The Color of Meat - NBC12.com - Richmond, VA News

Frequently Asked Questions

The Color of Meat

When displayed at the grocery store, why is some meat bright red and other meat very dark in color?

Optimum surface color of fresh meat (i.e., cherry-red for beef; dark cherry-red for lamb; grayish-pink for pork; and pale pink for veal) is highly unstable and short-lived. When meat is fresh and protected from contact with air (such as in vacuum packages), it has the purple-red color that comes from myoglobin, one of the two key pigments responsible for the color of meat. When exposed to air, myoglobin forms the pigment, oxymyoglobin, which gives meat a pleasingly cherry-red color. The use of a plastic wrap that allows oxygen to pass through it helps ensure that the cut meats will retain this bright red color. However, exposure to store lighting as well as the continued contact of myoglobin and oxymyoglobin with oxygen leads to the formation of metmyoglobin, a pigment that turns meat brownish-red. This color change alone does not mean the product is spoiled (see explanation in question 2).

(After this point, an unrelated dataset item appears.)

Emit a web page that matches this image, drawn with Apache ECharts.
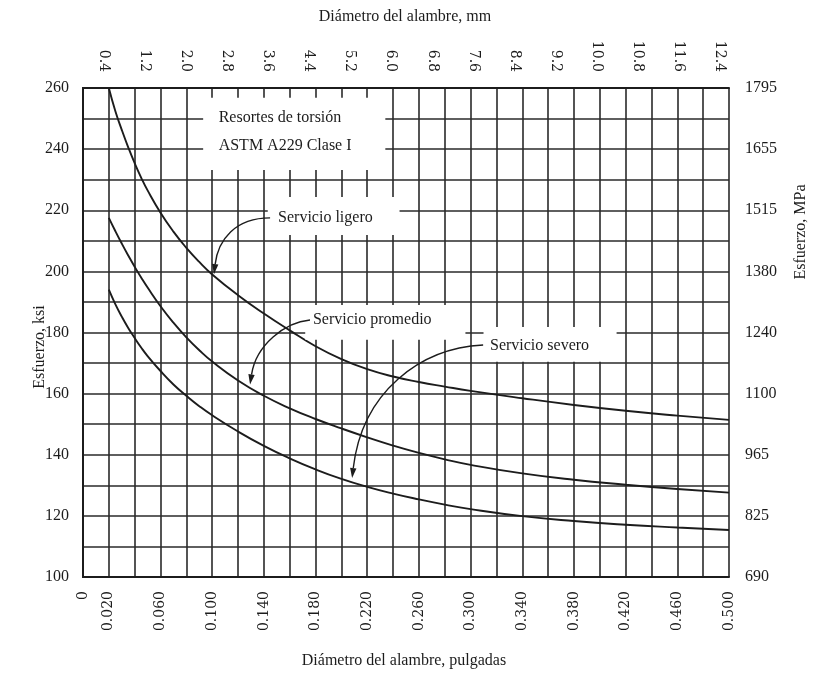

Why is pre-packaged ground beef red on the outside and sometimes grayish-brown on the inside?

These color differences do not indicate that the meat is spoiled or old. As discussed earlier, fresh cut meat is purplish in color. Oxygen from the air reacts with meat pigments to form a bright red color which is usually seen on the surface of ground beef purchased in the supermarket. The interior of the meat may be grayish-brown due to the lack of oxygen penetrating below the surface.

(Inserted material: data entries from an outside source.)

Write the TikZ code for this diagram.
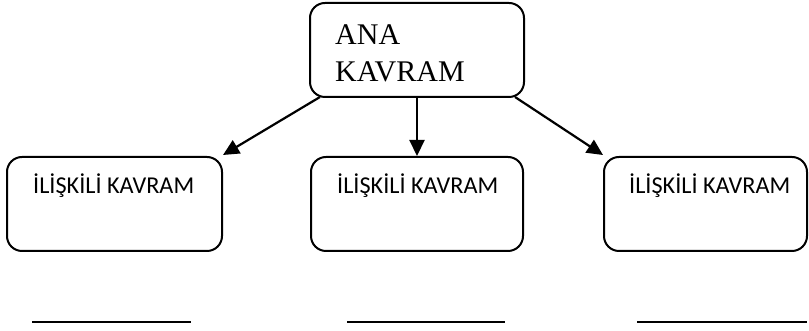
\documentclass[tikz,border=0pt]{standalone}
\usepackage{fontspec}
\setmainfont{Liberation Serif}
\newfontfamily\calfont{Carlito}
\usetikzlibrary{arrows.meta}
\begin{document}
\begin{tikzpicture}[x=1pt,y=1pt,
  box/.style={draw, line width=2pt, rounded corners=15pt, inner sep=0pt},
  rel/.style={anchor=base west, inner sep=0pt, font=\calfont\fontsize{24.2}{29}\selectfont},
  main/.style={anchor=base west, inner sep=0pt, font=\fontsize{30}{36}\selectfont},
  conn/.style={line width=2.2pt, -{Triangle[length=16pt,width=15pt]}},
  blank/.style={line width=1.6pt}]
\useasboundingbox (0,0) rectangle (809,331);
% top box
\node[box, minimum width=214pt, minimum height=94pt] (top) at (417,281) {};
\node[main] (t1) at (335,286) {ANA};
\node[main] (t2) at (335,249) {KAVRAM};
% lower boxes
\node[box, minimum width=215pt, minimum height=94pt] (b1) at (114.5,127) {};
\node[box, minimum width=212pt, minimum height=94pt] (b2) at (417,127) {};
\node[box, minimum width=203pt, minimum height=94pt] (b3) at (705.5,127) {};
\node[rel] (l1) at (33,137) {İLİŞKİLİ KAVRAM};
\node[rel] (l2) at (337,137) {İLİŞKİLİ KAVRAM};
\node[rel] (l3) at (629,137) {İLİŞKİLİ KAVRAM};
% arrow endpoints
\coordinate (s1) at (320,234);
\coordinate (e1) at (223,176);
\coordinate (s3) at (515,234);
\coordinate (e3) at (603,176);
\draw[conn] (s1) -- (e1);
\draw[conn] (top.south) -- (b2.north);
\draw[conn] (s3) -- (e3);
% blank lines
\coordinate (u1a) at (32,9); \coordinate (u1b) at (191,9);
\coordinate (u2a) at (347,9); \coordinate (u2b) at (505,9);
\coordinate (u3a) at (637,9); \coordinate (u3b) at (807,9);
\draw[blank] (u1a) -- (u1b);
\draw[blank] (u2a) -- (u2b);
\draw[blank] (u3a) -- (u3b);
\end{tikzpicture}
\end{document}
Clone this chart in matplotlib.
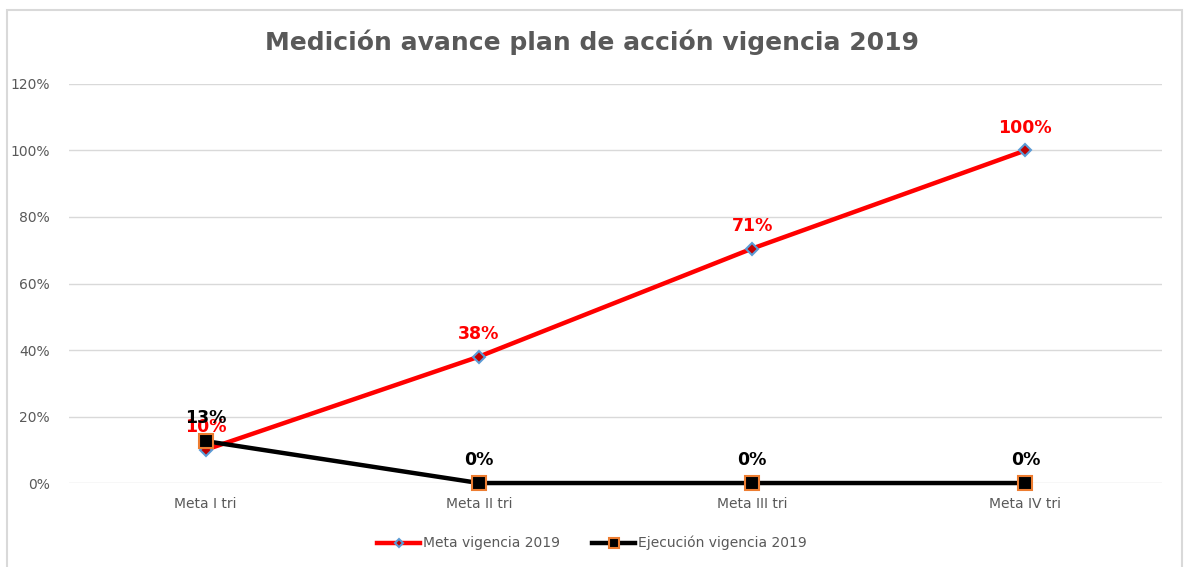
import matplotlib
matplotlib.use("Agg")
import matplotlib.pyplot as plt
from matplotlib.patches import Rectangle
from matplotlib.ticker import FuncFormatter

categorias = ["Meta I tri", "Meta II tri", "Meta III tri", "Meta IV tri"]
meta = [0.10, 0.38, 0.705, 1.00]
ejecucion = [0.126, 0.0, 0.0, 0.0]
etiquetas_meta = ["10%", "38%", "71%", "100%"]
etiquetas_ejec = ["13%", "0%", "0%", "0%"]

gris = "#595959"

fig = plt.figure(figsize=(11.84, 5.67), dpi=100)
ax = fig.add_axes([0.0583, 0.1481, 0.9231, 0.7038])

x = list(range(len(categorias)))
ax.plot(x, meta, color="#FF0000", lw=3.2, marker="D", markersize=6,
        markerfacecolor="#C00000", markeredgecolor="#5B9BD5", markeredgewidth=1.5,
        label="Meta vigencia 2019", zorder=3, clip_on=False)
ax.plot(x, ejecucion, color="#000000", lw=3.2, marker="s", markersize=9.5,
        markerfacecolor="#000000", markeredgecolor="#ED7D31", markeredgewidth=1.5,
        label="Ejecución vigencia 2019", zorder=4, clip_on=False)

for xi, v, t in zip(x, meta, etiquetas_meta):
    ax.annotate(t, (xi, v), xytext=(0, 10), textcoords="offset points",
                ha="center", va="bottom", color="#FF0000", fontsize=12.5,
                fontweight="bold", zorder=5)
for xi, v, t in zip(x, ejecucion, etiquetas_ejec):
    ax.annotate(t, (xi, v), xytext=(0, 10), textcoords="offset points",
                ha="center", va="bottom", color="#000000", fontsize=12.5,
                fontweight="bold", zorder=5)

ax.set_xlim(-0.5, 3.5)
ax.set_ylim(0, 1.2)
ax.set_yticks([0, 0.2, 0.4, 0.6, 0.8, 1.0, 1.2])
ax.yaxis.set_major_formatter(FuncFormatter(lambda v, p: "%d%%" % round(v * 100)))
ax.set_xticks(x)
ax.set_xticklabels(categorias)
ax.tick_params(axis="both", length=0, colors=gris, labelsize=10)
ax.tick_params(axis="x", pad=10)
ax.tick_params(axis="y", pad=14)
ax.grid(axis="y", color="#D9D9D9", lw=1)
ax.set_axisbelow(True)
for s in ax.spines.values():
    s.set_visible(False)

fig.text(0.5, 0.925, "Medición avance plan de acción vigencia 2019", ha="center",
         va="center", fontsize=18, fontweight="bold", color=gris)

leg = fig.legend(loc="center", bbox_to_anchor=(0.5, 0.042), ncol=2, frameon=False,
                 fontsize=10, handlelength=3.1, columnspacing=2.3, handletextpad=0.2,
                 markerscale=0.75)
for t in leg.get_texts():
    t.set_color(gris)

# marco del grafico
fig.patches.append(Rectangle((0.0059, -0.05), 0.9924, 1.0324, transform=fig.transFigure,
                             fill=False, edgecolor="#D9D9D9", lw=1.5))

fig.savefig("out.png", dpi=100)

A beef roast has darkened in the refrigerator, is it safe?

Yes, it is safe. The darkening is due to oxidation, the chemical changes in myoglobin due to the oxygen content. This is a normal change during refrigerator storage.

Can cooked ground beef still be pink inside?

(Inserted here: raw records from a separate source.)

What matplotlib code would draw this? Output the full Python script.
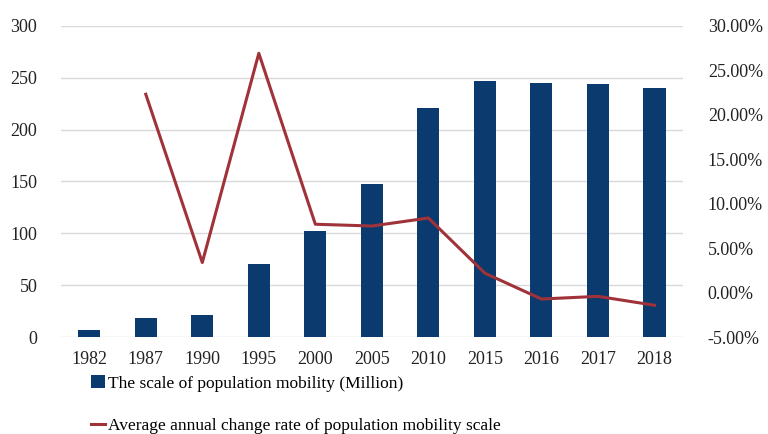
import matplotlib
matplotlib.use("Agg")
import matplotlib.pyplot as plt
from matplotlib.ticker import FuncFormatter
from matplotlib.patches import Patch
from matplotlib.lines import Line2D

years = ["1982", "1987", "1990", "1995", "2000", "2005", "2010", "2015", "2016", "2017", "2018"]
scale_million = [6.7, 18.3, 21.5, 70.2, 102.3, 147.2, 220.8, 246.4, 244.8, 244.2, 240.3]
change_rate_pct = [None, 22.3, 3.4, 26.9, 7.7, 7.5, 8.4, 2.2, -0.7, -0.4, -1.4]

bar_label = "The scale of population mobility (Million)"
line_label = "Average annual change rate of population mobility scale"

bar_color = "#0b3a6e"
line_color = "#a0323a"

plt.rcParams['font.family'] = ['Liberation Serif', 'DejaVu Serif']

fig = plt.figure(figsize=(7.68, 4.34), dpi=100)
ax = fig.add_axes([0.0794, 0.2228, 0.8096, 0.718])
x = list(range(len(years)))
ax.bar(x, scale_million, width=0.39, color=bar_color, zorder=3)
ax.set_ylim(0, 300)
ax.set_yticks(range(0, 301, 50))
ax.set_xlim(-0.5, len(years) - 0.5)
ax.set_xticks(x)
ax.set_xticklabels(years)
ax.grid(axis='y', color='#d9d9d9', linewidth=1.0, zorder=0)
ax.set_axisbelow(True)
for s in ax.spines.values():
    s.set_visible(False)
ax.tick_params(axis='both', length=0, labelsize=13, colors='#222222')
ax.tick_params(axis='y', pad=17)
ax.tick_params(axis='x', pad=10)

ax2 = ax.twinx()
lx = [xi for xi, v in zip(x, change_rate_pct) if v is not None]
ly = [v for v in change_rate_pct if v is not None]
ax2.plot(lx, ly, color=line_color, linewidth=2.2, zorder=4)
ax2.set_ylim(-5, 30)
ax2.set_yticks(range(-5, 31, 5))
ax2.yaxis.set_major_formatter(FuncFormatter(lambda v, p: f"{v:.2f}%"))
for s in ax2.spines.values():
    s.set_visible(False)
ax2.tick_params(axis='y', length=0, labelsize=13, pad=18, colors='#222222')

handles = [Patch(facecolor=bar_color, edgecolor='none'),
           Line2D([0], [0], color=line_color, linewidth=2.2)]
fig.legend(handles, [bar_label, line_label], loc='upper left',
           bbox_to_anchor=(0.119, 0.136), frameon=False, fontsize=12.5,
           handlelength=0.8, handleheight=0.8, handletextpad=0.15,
           labelspacing=1.5, borderaxespad=0, borderpad=0)

fig.savefig("out.png", dpi=100)
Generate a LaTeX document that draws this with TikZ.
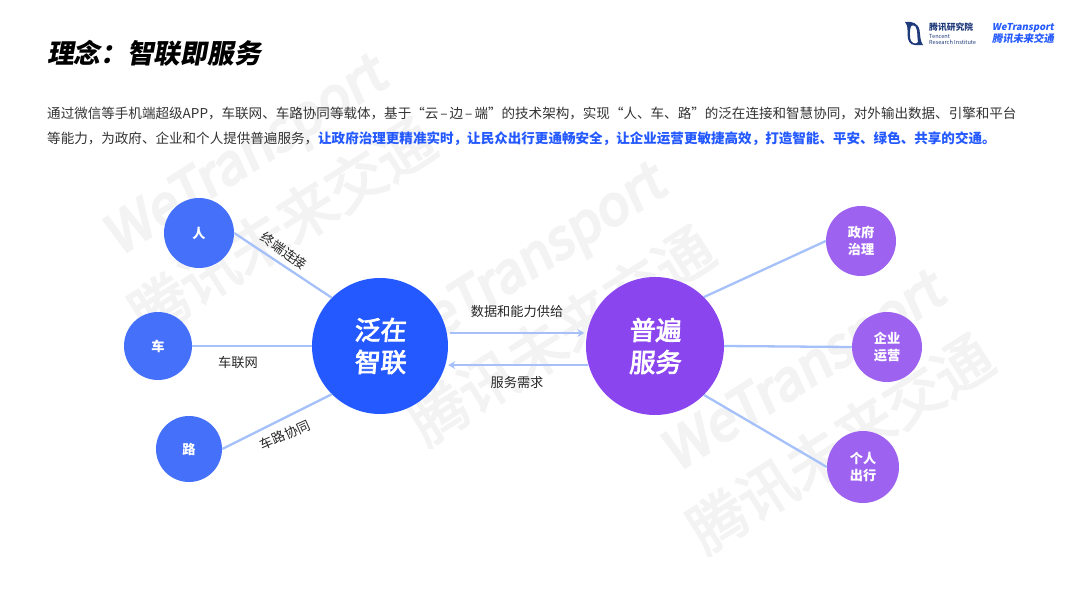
\documentclass[tikz,border=0pt]{standalone}
\usepackage{fontspec}
\usetikzlibrary{arrows.meta}
\setmainfont{Noto Sans CJK SC}
\newfontfamily\slantfont[FakeSlant=0.18]{Noto Sans CJK SC}
\newfontfamily\hubfont[FakeSlant=0.08,FakeBold=3]{Noto Sans CJK SC}
\newfontfamily\markfont[FakeSlant=0.14,FakeBold=4.5]{Noto Sans CJK SC}
\newfontfamily\markcjk[FakeBold=2.6]{Noto Sans CJK SC}
\definecolor{bigblue}{HTML}{2459FF}
\definecolor{bigpurple}{HTML}{8B45EF}
\definecolor{smallblue}{HTML}{4570FA}
\definecolor{smallpurple}{HTML}{9E62F0}
\definecolor{linkblue}{HTML}{A6C1FA}
\definecolor{bodygray}{HTML}{333333}
\definecolor{navy}{HTML}{1F3A7A}
\definecolor{markgray}{HTML}{F3F3F3}
\tikzset{
  x=1pt,y=-1pt,
  hub/.style={circle,inner sep=0pt,text=white,align=center,font=\hubfont\fontsize{26}{32}\selectfont,minimum size=#1},
  leaf/.style={circle,inner sep=0pt,text=white,align=center,font=\bfseries\fontsize{13.2}{17}\selectfont,minimum size=#1},
  link/.style={draw=linkblue,line width=2.3pt},
  flow/.style={draw=linkblue,line width=2pt,-{Stealth[length=7pt,width=8pt]}},
  edgelabel/.style={text=black!85,font=\fontsize{13.2}{16}\selectfont,inner sep=0pt},
  para/.style={anchor=west,inner sep=0pt,text=bodygray,font=\fontsize{13.55}{16}\selectfont},
  mark1/.style={text=markgray,rotate=32.5,inner sep=0pt,font=\markfont\fontsize{54}{60}\selectfont},
  mark2/.style={text=markgray,rotate=32.5,inner sep=0pt,font=\markcjk\fontsize{58}{60}\selectfont},
}
\begin{document}
\begin{tikzpicture}
\useasboundingbox (0,0) rectangle (1080,608);
\fill[white] (0,0) rectangle (1080,608);

% watermarks
\node[mark1] (w1) at (247,159) {WeTransport};
\node[mark2] (w1b) at (282,227) {腾讯未来交通};
\node[mark1] (w2) at (526,267) {WeTransport};
\node[mark2] (w2b) at (561,335) {腾讯未来交通};
\node[mark1] (w3) at (805,375) {WeTransport};
\node[mark2] (w3b) at (840,443) {腾讯未来交通};

% title and text
\node[anchor=west,inner sep=0pt,text=black,font=\slantfont\bfseries\fontsize{26.7}{30}\selectfont] (title) at (47,53) {理念：智联即服务};
\node[para] (line1) at (47,113) {通过微信等手机端超级APP，车联网、车路协同等载体，基于“云\kern2pt–\kern2pt边\kern2pt–\kern2pt端”的技术架构，实现“人、车、路”的泛在连接和智慧协同，对外输出数据、引擎和平台};
\node[para] (line2) at (47,139) {等能力，为政府、企业和个人提供普遍服务，\textcolor{bigblue}{\bfseries 让政府治理更精准实时，让民众出行更通畅安全，让企业运营更敏捷高效，打造智能、平安、绿色、共享的交通。}};

% connectors
\node[hub=136pt,fill=bigblue] (fan) at (380,346) {泛在\\智联};
\node[hub=138pt,fill=bigpurple] (pu) at (655,346) {普遍\\服务};
\node[leaf=70pt,fill=smallblue] (ren) at (199,233) {人};
\node[leaf=68pt,fill=smallblue] (che) at (158,346) {车};
\node[leaf=66pt,fill=smallblue] (lu) at (189,449) {路};
\node[leaf=70pt,fill=smallpurple] (gov) at (861,241) {政府\\治理};
\node[leaf=70pt,fill=smallpurple] (ent) at (887,347) {企业\\运营};
\node[leaf=72pt,fill=smallpurple] (per) at (863,467) {个人\\出行};

\draw[link] (ren.east) -- (fan.135);
\draw[link] (che.east) -- (fan.west);
\draw[link] (lu.east) -- (fan.-135);
\draw[link] (pu.45) -- (gov.west);
\draw[link] (pu.east) -- (ent.west);
\draw[link] (pu.-45) -- (per.west);
\draw[flow,shorten <=3pt,shorten >=3pt] (fan.11.9) -- (fan.11.9 -| pu.168.4);
\draw[flow,shorten <=0pt,shorten >=3pt] (pu.196.9) -- (pu.196.9 -| fan.-17.1);

% labels
\node[edgelabel,rotate=-35] (l1) at (284,251) {终端连接};
\node[edgelabel] (l2) at (238,362) {车联网};
\node[edgelabel,rotate=24] (l3) at (285,435) {车路协同};
\node[edgelabel] (l4) at (517,311) {数据和能力供给};
\node[edgelabel] (l5) at (517,382) {服务需求};

% logos
\fill[navy,even odd rule] (905,22) .. controls (912,21) and (918,23) .. (919.5,30)
  .. controls (920.5,36) and (920,41) .. (923,45) -- (915,45)
  .. controls (910,45) and (907.5,41) .. (907.5,34)
  .. controls (907.5,29) and (908,26) .. (905,22) -- cycle
  (911,26) .. controls (909.5,30) and (909.5,38) .. (911,41)
  .. controls (913,44) and (917,44) .. (918,42)
  .. controls (917,38) and (918,30) .. (915.5,26.5)
  .. controls (914,25) and (912,25) .. (911,26) -- cycle;
\node[anchor=west,inner sep=0pt,text=navy,font=\bfseries\fontsize{8.8}{10}\selectfont] (brand) at (929,27) {腾讯研究院};
\node[anchor=west,inner sep=0pt,text=navy,font=\fontsize{5.6}{6}\selectfont] (brandb) at (929,36) {Tencent};
\node[anchor=west,inner sep=0pt,text=navy,font=\fontsize{5.6}{6}\selectfont] (brandc) at (929,42.5) {Research Institute};
\node[anchor=west,inner sep=0pt,text=bigblue,font=\slantfont\bfseries\fontsize{9.5}{12}\selectfont] (we) at (992,27.5) {WeTransport};
\node[anchor=west,inner sep=0pt,text=bigblue,font=\slantfont\bfseries\fontsize{10.3}{12}\selectfont] (wec) at (992,39) {腾讯未来交通};
\end{tikzpicture}
\end{document}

Yes, ground beef can be pink inside after it is safely cooked. The pink color can be due to a reaction between the oven heat and myoglobin, which causes a red or pink color. It can also occur when vegetables containing nitrites are cooked along with the meat. Because doneness and safety cannot be judged by color, it is very important to use a meat thermometer when cooking ground beef. To be sure all harmful bacteria are destroyed, cook all ground beef products to an internal temperature of 160 ° F throughout.

What causes iridescent colors on meats?

Meat contains iron, fat, and other compounds. When light hits a slice of meat, it splits into colors like a rainbow. There are various pigments in meat compounds that can give it an iridescent or greenish cast when exposed to heat and processing. Wrapping the meat in airtight packages and storing it away from light will help prevent this situation. Iridescence does not represent decreased quality or safety of the meat.

What causes grayish or green color on cured meats?

Exposure to light and oxygen causes oxidation to take place, which causes the breaking down of color pigments formed during the curing process. Chemicals in the cure and oxygen, as well as energy from ultraviolet and visible light, contribute to both the chemical breakdown and microbial spoilage of the product. Cure, such as nitrite, chemically changes the color of muscle. Curing solutions are colored in order to distinguish them from other ingredients (such as sugar or salt) used in fresh and cured meat products. For example, cured raw pork is gray, but cured cooked pork (e.g., ham) is light pink.